ABr: Outro ponto nevrálgico do PNDH-3 é a criação da Comissão da Verdade, que terá o objetivo de apurar crimes cometidos durante o período da ditadura militar. Essa medida não fere a Lei de Anistia de 1979?
Sottili: Em nenhum momento se colocou em debate o questionamento da Lei de Anistia. Esse questionamento da abrangência da lei sobre os crimes de tortura está no Supremo Tribunal Federal e não cabe a nós discutir o que já foi encaminhado para lá. Dizer que o plano revoga a Lei de Anistia é maquiar, é deturpar o bom debate. O próprio ministro Jobim [Nelson Jobim, ministro da Defesa] admite que o PNDH não implica a revisão da Lei de Anistia. Tanto é verdade, que a Diretriz 23 manda observar as disposições da Lei da Anistia (Lei 6683/1979).
ABr: Mas a Comissão da Verdade teria o objetivo somente de esclarecer os fatos, ou ela poderia esclarecer os fatos e punir os responsáveis?
Sottili: Toda essa abrangência da Comissão da Verdade será definida pela comissão que vai elaborar a proposta de projeto de lei que será encaminhada ao Congresso.
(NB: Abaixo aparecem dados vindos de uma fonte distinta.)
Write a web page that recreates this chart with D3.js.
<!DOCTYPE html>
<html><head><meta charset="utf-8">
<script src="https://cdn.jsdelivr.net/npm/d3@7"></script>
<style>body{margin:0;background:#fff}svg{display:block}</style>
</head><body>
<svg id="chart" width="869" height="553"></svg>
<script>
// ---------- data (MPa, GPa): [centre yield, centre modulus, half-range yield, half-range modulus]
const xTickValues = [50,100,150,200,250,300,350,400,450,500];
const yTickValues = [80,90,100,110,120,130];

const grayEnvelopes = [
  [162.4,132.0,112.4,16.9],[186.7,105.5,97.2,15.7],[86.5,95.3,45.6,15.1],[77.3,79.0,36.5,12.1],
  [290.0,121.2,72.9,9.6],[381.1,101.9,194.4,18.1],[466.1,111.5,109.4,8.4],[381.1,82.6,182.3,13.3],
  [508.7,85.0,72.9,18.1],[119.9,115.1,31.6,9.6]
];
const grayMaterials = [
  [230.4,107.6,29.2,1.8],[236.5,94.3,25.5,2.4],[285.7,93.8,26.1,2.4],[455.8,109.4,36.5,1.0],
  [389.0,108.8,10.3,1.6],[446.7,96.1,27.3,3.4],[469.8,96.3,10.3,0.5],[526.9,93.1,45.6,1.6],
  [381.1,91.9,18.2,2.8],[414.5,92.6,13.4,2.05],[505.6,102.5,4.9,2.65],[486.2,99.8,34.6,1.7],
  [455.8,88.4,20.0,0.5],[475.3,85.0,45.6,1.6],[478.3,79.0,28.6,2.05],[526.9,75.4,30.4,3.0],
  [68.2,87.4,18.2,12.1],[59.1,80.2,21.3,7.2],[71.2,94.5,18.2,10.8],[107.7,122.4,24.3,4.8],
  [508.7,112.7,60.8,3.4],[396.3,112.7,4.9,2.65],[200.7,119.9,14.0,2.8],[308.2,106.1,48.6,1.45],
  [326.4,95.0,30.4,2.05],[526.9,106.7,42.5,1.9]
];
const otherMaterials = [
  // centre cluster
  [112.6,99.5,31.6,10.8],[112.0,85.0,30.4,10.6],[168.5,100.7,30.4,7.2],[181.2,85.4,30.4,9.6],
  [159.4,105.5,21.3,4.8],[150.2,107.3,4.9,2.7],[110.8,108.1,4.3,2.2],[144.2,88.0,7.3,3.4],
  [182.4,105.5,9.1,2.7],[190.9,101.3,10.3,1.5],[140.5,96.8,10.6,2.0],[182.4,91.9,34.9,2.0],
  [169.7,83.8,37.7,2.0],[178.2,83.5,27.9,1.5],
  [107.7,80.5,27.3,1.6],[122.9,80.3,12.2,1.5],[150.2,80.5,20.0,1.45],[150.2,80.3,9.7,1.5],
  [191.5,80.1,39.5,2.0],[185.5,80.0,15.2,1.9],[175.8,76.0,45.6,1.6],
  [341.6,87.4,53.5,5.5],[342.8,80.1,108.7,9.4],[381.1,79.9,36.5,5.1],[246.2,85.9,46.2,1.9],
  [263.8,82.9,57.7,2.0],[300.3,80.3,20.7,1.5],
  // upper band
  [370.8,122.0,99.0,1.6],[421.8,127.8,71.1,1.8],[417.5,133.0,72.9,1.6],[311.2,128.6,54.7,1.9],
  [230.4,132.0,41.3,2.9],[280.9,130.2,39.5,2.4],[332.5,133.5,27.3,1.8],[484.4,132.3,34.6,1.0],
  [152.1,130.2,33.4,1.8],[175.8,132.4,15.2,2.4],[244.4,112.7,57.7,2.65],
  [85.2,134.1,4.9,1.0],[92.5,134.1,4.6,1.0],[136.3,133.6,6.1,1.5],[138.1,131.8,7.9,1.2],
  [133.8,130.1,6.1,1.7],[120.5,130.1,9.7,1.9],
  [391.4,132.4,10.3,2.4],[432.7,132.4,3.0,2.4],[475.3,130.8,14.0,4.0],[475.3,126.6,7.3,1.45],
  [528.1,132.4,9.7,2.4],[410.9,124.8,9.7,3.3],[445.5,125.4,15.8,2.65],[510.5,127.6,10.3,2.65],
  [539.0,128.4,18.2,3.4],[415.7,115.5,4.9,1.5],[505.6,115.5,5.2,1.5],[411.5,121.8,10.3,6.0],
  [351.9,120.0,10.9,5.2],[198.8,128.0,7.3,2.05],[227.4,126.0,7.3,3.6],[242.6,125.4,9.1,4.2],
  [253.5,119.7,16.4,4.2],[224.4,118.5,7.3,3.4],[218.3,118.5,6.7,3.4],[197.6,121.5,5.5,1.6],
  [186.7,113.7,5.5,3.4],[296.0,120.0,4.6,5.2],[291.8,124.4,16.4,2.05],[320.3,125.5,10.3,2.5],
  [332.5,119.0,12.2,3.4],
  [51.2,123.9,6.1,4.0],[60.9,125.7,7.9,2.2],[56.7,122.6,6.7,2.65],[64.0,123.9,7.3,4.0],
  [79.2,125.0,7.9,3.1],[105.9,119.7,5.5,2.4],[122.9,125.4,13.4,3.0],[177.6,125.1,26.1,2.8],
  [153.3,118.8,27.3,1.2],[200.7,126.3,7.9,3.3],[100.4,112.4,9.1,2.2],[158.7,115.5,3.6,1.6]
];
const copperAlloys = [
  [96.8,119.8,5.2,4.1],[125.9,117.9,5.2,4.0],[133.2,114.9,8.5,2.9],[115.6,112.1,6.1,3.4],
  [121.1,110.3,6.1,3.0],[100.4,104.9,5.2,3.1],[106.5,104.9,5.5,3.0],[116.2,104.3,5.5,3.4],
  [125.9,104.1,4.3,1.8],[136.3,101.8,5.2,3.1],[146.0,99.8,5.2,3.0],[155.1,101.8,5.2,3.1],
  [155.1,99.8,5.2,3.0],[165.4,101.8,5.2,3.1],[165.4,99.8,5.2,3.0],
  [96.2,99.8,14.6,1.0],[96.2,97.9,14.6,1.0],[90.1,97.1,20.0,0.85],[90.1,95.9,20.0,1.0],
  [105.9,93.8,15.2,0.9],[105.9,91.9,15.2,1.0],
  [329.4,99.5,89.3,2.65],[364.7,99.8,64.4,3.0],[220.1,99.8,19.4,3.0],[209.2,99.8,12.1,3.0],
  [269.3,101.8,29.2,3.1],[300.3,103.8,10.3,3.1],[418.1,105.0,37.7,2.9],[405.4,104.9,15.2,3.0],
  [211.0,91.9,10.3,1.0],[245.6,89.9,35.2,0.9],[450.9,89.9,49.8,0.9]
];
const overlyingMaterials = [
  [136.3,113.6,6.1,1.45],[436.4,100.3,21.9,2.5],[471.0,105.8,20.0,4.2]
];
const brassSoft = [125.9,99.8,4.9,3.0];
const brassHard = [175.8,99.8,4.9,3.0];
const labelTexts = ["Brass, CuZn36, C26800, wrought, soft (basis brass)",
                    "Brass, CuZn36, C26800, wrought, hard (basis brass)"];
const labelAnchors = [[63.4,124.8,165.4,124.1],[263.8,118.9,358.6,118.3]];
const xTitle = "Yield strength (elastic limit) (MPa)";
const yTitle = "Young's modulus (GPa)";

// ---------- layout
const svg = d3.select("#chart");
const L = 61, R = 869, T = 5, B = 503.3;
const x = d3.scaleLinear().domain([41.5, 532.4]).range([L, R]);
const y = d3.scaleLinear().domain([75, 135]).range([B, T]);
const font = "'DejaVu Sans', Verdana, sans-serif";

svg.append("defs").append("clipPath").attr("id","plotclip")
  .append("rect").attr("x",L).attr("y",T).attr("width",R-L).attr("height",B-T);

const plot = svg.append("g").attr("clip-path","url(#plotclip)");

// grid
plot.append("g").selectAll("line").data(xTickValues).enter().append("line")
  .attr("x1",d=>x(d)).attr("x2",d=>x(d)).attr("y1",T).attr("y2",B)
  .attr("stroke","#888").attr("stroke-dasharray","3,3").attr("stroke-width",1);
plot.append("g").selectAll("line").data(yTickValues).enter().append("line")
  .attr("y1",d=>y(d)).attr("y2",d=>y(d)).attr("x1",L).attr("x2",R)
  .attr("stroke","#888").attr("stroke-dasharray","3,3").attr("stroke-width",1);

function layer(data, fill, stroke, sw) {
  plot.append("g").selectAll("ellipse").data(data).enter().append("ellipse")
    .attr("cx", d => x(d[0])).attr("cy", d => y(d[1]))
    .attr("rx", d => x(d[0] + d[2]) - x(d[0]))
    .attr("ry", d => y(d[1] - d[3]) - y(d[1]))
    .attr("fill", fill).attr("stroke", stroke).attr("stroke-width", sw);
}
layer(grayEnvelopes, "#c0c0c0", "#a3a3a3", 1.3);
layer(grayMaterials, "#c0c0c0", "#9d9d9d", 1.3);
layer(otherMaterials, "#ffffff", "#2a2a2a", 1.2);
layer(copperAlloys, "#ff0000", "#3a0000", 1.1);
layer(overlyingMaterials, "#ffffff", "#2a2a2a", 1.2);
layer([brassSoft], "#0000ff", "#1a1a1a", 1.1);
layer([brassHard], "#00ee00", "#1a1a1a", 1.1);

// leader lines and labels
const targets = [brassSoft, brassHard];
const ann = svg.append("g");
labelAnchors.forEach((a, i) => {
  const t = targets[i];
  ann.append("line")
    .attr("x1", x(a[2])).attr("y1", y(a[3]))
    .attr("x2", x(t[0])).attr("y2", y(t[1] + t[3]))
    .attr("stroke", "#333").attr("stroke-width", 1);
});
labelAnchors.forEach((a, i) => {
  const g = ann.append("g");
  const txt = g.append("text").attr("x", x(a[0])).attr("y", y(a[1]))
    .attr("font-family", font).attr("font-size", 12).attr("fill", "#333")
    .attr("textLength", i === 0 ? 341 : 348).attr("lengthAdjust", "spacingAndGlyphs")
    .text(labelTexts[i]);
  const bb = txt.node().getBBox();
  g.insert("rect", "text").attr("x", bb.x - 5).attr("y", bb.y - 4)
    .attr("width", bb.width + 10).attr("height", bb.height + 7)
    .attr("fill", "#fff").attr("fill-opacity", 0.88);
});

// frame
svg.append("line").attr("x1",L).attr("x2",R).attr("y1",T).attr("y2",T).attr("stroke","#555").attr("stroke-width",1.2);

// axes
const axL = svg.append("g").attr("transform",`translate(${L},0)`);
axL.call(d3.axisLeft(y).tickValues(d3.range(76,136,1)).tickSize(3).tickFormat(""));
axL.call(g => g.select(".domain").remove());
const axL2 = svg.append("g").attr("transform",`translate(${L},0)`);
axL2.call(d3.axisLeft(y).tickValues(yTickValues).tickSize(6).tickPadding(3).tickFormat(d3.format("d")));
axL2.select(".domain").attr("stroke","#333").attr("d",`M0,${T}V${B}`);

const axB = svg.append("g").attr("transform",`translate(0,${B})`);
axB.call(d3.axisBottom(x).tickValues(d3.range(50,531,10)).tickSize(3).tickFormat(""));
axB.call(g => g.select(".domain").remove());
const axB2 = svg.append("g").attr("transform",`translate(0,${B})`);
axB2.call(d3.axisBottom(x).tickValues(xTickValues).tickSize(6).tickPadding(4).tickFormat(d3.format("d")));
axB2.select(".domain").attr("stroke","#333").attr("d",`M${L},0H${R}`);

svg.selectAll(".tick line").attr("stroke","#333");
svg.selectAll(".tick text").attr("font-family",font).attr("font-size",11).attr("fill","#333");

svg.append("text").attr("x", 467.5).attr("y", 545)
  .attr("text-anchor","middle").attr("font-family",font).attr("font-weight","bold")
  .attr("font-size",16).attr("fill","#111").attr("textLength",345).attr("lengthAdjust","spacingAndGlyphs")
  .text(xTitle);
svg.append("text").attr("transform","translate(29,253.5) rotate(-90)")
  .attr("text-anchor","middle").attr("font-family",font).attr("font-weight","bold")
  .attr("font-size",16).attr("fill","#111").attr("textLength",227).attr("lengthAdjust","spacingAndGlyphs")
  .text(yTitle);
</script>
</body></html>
A limitação, a abrangência, os termos, tudo isso está em construção. O que está decidido pelo plano é que deverá ser criada uma comissão, dentro do limite da lei e dentro do limite constitucional.
ABr: Essa reação dos ministros de algumas áreas terá que ser equacionada pelo próprio presidente Lula que volta segunda-feira ao trabalho?
Sottili: Sim, exatamente. Isso é natural. Para o presidente Lula, com a sua sabedoria, com a sua tranquilidade, tenho certeza que isso não será problema.